Leave out any pictures and transcribe all other data below exactly.

====

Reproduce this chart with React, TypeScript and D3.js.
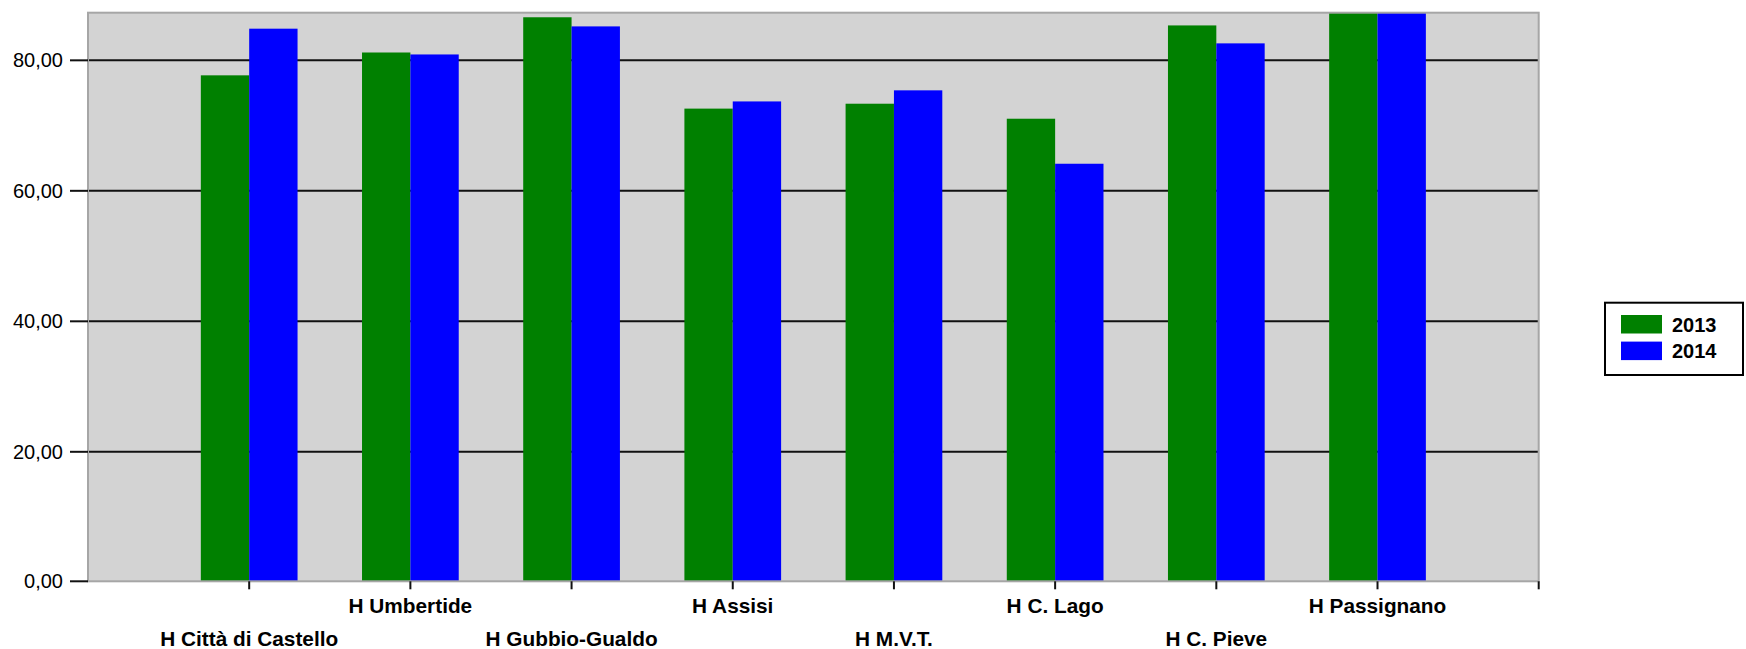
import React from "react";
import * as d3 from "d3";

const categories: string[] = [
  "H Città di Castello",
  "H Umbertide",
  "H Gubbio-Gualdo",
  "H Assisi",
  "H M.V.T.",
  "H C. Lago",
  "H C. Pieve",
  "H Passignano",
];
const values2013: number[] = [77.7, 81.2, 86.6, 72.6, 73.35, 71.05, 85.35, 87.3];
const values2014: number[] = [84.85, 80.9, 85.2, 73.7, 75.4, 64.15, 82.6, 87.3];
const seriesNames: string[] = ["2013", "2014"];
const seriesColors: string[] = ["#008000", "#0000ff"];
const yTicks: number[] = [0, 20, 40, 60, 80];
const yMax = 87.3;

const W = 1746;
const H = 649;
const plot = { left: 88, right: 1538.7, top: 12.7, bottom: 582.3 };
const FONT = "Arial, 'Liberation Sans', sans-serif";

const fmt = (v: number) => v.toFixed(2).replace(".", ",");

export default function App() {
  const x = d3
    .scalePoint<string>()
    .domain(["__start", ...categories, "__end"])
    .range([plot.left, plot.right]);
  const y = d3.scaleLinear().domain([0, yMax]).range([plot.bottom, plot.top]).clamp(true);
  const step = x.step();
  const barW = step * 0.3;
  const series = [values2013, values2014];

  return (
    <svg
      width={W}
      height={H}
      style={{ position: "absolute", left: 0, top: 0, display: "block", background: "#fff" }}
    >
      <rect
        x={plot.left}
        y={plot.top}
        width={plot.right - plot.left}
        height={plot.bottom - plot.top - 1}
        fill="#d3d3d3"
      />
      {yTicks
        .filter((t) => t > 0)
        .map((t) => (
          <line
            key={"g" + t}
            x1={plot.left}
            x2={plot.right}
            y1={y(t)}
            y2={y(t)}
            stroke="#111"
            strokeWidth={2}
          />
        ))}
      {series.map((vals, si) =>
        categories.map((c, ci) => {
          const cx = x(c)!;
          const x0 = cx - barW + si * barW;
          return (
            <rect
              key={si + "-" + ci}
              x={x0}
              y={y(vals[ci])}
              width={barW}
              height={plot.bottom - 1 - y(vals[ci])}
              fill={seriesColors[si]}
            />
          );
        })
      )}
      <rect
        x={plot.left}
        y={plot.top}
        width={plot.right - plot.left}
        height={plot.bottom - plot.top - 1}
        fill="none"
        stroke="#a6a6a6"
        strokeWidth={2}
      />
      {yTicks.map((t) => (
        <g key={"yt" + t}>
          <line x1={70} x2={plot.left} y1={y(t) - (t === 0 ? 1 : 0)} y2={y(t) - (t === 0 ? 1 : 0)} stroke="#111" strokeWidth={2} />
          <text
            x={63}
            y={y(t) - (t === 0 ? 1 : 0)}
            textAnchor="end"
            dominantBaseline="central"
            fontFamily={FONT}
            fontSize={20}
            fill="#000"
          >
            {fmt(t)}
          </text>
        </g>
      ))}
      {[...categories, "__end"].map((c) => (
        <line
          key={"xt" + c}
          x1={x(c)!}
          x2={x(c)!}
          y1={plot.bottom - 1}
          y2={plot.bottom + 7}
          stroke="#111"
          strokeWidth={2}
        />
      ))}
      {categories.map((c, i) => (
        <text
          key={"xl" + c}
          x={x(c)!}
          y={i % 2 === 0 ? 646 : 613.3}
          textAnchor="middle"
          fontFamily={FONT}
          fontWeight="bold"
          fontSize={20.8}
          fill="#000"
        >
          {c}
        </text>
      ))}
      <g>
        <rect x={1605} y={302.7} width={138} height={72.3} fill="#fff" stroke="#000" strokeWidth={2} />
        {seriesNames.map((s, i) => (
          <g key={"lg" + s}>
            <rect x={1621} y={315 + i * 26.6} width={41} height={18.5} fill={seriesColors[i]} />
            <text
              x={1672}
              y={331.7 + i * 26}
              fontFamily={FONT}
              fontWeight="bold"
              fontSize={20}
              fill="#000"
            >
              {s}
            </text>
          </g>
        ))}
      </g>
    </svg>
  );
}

====

COMPLETE OUTPUT »
Reproduce this chart with React, TypeScript and D3.js.
import React from "react";
import * as d3 from "d3";

const categories: string[] = [
  "H Città di Castello",
  "H Umbertide",
  "H Gubbio-Gualdo",
  "H Assisi",
  "H M.V.T.",
  "H C. Lago",
  "H C. Pieve",
  "H Passignano",
];
const values2013: number[] = [77.7, 81.2, 86.6, 72.6, 73.35, 71.05, 85.35, 87.3];
const values2014: number[] = [84.85, 80.9, 85.2, 73.7, 75.4, 64.15, 82.6, 87.3];
const seriesNames: string[] = ["2013", "2014"];
const seriesColors: string[] = ["#008000", "#0000ff"];
const yTicks: number[] = [0, 20, 40, 60, 80];
const yMax = 87.3;

const W = 1746;
const H = 649;
const plot = { left: 88, right: 1538.7, top: 12.7, bottom: 582.3 };
const FONT = "Arial, 'Liberation Sans', sans-serif";

const fmt = (v: number) => v.toFixed(2).replace(".", ",");

export default function App() {
  const x = d3
    .scalePoint<string>()
    .domain(["__start", ...categories, "__end"])
    .range([plot.left, plot.right]);
  const y = d3.scaleLinear().domain([0, yMax]).range([plot.bottom, plot.top]).clamp(true);
  const step = x.step();
  const barW = step * 0.3;
  const series = [values2013, values2014];

  return (
    <svg
      width={W}
      height={H}
      style={{ position: "absolute", left: 0, top: 0, display: "block", background: "#fff" }}
    >
      <rect
        x={plot.left}
        y={plot.top}
        width={plot.right - plot.left}
        height={plot.bottom - plot.top - 1}
        fill="#d3d3d3"
      />
      {yTicks
        .filter((t) => t > 0)
        .map((t) => (
          <line
            key={"g" + t}
            x1={plot.left}
            x2={plot.right}
            y1={y(t)}
            y2={y(t)}
            stroke="#111"
            strokeWidth={2}
          />
        ))}
      {series.map((vals, si) =>
        categories.map((c, ci) => {
          const cx = x(c)!;
          const x0 = cx - barW + si * barW;
          return (
            <rect
              key={si + "-" + ci}
              x={x0}
              y={y(vals[ci])}
              width={barW}
              height={plot.bottom - 1 - y(vals[ci])}
              fill={seriesColors[si]}
            />
          );
        })
      )}
      <rect
        x={plot.left}
        y={plot.top}
        width={plot.right - plot.left}
        height={plot.bottom - plot.top - 1}
        fill="none"
        stroke="#a6a6a6"
        strokeWidth={2}
      />
      {yTicks.map((t) => (
        <g key={"yt" + t}>
          <line x1={70} x2={plot.left} y1={y(t) - (t === 0 ? 1 : 0)} y2={y(t) - (t === 0 ? 1 : 0)} stroke="#111" strokeWidth={2} />
          <text
            x={63}
            y={y(t) - (t === 0 ? 1 : 0)}
            textAnchor="end"
            dominantBaseline="central"
            fontFamily={FONT}
            fontSize={20}
            fill="#000"
          >
            {fmt(t)}
          </text>
        </g>
      ))}
      {[...categories, "__end"].map((c) => (
        <line
          key={"xt" + c}
          x1={x(c)!}
          x2={x(c)!}
          y1={plot.bottom - 1}
          y2={plot.bottom + 7}
          stroke="#111"
          strokeWidth={2}
        />
      ))}
      {categories.map((c, i) => (
        <text
          key={"xl" + c}
          x={x(c)!}
          y={i % 2 === 0 ? 646 : 613.3}
          textAnchor="middle"
          fontFamily={FONT}
          fontWeight="bold"
          fontSize={20.8}
          fill="#000"
        >
          {c}
        </text>
      ))}
      <g>
        <rect x={1605} y={302.7} width={138} height={72.3} fill="#fff" stroke="#000" strokeWidth={2} />
        {seriesNames.map((s, i) => (
          <g key={"lg" + s}>
            <rect x={1621} y={315 + i * 26.6} width={41} height={18.5} fill={seriesColors[i]} />
            <text
              x={1672}
              y={331.7 + i * 26}
              fontFamily={FONT}
              fontWeight="bold"
              fontSize={20}
              fill="#000"
            >
              {s}
            </text>
          </g>
        ))}
      </g>
    </svg>
  );
}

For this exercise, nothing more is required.